**What is asked:** For the data below, work out how many lines include the string "matplotlib" and report only the number.

━━━━

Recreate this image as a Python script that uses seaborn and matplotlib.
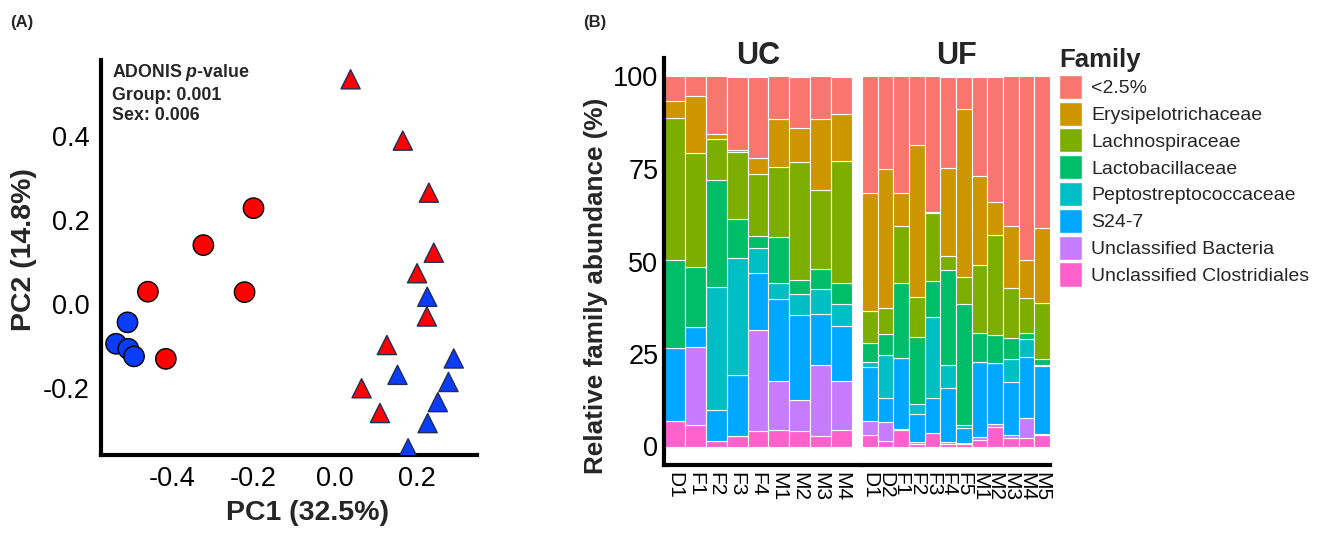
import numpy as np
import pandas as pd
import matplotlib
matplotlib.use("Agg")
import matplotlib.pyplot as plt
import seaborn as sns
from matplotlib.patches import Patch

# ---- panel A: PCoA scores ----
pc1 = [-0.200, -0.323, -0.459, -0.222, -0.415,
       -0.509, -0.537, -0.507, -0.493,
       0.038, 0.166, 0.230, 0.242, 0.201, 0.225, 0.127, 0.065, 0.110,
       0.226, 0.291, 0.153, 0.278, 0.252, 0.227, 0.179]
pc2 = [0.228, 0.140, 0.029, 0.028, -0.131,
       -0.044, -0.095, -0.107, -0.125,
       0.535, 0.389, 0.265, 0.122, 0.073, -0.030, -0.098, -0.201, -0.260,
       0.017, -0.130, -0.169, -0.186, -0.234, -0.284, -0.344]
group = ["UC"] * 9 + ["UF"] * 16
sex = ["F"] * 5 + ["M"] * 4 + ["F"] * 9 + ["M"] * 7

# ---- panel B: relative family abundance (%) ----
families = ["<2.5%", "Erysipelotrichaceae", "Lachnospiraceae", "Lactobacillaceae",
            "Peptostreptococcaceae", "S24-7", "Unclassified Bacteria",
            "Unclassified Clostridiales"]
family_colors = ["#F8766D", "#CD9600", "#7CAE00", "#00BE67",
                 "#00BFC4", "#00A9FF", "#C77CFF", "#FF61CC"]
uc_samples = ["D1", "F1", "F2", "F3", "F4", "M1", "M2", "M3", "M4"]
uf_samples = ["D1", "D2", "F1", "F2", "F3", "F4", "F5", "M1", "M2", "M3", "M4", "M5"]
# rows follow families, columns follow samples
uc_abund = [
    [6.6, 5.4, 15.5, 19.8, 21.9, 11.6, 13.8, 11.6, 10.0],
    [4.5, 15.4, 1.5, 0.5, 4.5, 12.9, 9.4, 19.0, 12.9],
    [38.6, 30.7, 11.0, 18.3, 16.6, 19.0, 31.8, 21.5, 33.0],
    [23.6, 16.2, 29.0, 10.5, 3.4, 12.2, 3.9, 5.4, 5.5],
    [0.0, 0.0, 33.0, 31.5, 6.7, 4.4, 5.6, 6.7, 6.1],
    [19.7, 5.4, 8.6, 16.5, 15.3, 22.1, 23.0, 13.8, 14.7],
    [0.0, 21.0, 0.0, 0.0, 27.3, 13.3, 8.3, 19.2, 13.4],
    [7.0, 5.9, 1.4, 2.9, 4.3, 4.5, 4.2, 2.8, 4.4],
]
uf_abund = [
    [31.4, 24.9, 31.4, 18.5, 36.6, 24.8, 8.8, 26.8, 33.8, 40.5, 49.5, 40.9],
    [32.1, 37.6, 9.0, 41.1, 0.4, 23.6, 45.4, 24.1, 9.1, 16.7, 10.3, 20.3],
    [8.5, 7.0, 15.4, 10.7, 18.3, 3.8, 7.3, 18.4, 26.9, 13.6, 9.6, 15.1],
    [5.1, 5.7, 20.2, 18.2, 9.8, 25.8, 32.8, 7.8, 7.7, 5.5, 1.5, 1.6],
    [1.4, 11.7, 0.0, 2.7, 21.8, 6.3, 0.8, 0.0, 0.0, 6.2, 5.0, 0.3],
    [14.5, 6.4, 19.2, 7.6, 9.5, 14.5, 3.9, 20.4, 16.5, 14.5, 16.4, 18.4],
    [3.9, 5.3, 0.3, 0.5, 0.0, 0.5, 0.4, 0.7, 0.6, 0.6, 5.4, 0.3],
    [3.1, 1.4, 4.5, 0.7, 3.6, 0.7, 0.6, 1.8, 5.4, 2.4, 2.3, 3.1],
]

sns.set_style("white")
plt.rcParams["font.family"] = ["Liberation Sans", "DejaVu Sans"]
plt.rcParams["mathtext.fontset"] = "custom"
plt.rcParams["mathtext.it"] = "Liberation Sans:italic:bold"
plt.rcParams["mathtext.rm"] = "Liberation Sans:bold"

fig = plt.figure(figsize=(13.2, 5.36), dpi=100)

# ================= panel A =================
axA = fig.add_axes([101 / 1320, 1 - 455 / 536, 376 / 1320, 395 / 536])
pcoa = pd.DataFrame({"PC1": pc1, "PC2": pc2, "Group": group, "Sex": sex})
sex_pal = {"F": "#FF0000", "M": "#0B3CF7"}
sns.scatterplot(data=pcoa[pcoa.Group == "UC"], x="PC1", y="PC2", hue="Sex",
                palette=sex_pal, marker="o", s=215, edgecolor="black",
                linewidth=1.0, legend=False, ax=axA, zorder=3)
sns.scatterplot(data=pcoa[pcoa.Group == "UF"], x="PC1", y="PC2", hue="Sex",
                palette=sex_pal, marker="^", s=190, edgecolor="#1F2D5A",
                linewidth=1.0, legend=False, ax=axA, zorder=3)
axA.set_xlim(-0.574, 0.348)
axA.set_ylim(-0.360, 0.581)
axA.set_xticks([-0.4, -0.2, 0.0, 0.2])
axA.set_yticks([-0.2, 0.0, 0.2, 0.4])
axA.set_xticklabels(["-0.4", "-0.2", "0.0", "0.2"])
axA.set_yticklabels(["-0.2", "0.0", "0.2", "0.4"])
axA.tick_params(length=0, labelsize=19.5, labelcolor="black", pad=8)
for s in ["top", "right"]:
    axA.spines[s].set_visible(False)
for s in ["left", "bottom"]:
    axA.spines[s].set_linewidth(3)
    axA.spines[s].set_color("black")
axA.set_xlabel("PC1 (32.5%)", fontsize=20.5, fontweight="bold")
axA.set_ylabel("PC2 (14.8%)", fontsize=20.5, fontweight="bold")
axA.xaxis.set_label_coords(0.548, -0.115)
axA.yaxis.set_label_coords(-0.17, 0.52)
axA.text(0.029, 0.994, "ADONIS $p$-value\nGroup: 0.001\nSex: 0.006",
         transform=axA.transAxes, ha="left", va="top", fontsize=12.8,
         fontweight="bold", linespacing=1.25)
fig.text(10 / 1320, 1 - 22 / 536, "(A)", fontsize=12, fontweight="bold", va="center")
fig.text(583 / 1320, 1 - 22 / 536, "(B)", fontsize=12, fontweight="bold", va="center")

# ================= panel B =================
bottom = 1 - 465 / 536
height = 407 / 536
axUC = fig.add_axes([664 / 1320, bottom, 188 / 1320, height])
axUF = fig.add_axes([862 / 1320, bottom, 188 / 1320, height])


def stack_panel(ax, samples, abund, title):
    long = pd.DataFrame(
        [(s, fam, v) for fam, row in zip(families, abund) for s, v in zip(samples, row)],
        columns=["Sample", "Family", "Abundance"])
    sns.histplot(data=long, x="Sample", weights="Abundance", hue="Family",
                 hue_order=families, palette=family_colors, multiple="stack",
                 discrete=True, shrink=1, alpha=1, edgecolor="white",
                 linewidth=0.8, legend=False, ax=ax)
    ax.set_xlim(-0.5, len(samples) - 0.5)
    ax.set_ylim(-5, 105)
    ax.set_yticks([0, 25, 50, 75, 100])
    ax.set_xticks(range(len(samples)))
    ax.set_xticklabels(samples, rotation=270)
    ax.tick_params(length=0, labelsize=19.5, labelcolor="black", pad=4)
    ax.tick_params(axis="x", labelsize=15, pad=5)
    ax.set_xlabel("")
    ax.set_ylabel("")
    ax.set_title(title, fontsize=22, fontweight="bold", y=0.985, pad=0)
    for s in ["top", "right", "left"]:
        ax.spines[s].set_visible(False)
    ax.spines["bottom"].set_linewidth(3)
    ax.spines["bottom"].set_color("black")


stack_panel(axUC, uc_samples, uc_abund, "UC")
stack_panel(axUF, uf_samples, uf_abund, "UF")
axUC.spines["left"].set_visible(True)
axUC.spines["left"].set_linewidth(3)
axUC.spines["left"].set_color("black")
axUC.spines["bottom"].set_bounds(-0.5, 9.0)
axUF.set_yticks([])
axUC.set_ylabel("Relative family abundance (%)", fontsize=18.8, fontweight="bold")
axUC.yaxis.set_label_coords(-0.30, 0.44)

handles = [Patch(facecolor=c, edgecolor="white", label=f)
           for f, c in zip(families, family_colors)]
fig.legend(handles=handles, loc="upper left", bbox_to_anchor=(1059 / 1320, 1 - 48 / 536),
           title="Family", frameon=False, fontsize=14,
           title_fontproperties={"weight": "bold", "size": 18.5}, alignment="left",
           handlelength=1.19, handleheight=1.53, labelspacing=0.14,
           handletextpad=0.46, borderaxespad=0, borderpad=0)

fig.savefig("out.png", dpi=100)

━━━━

**Solution to this exercise:** 5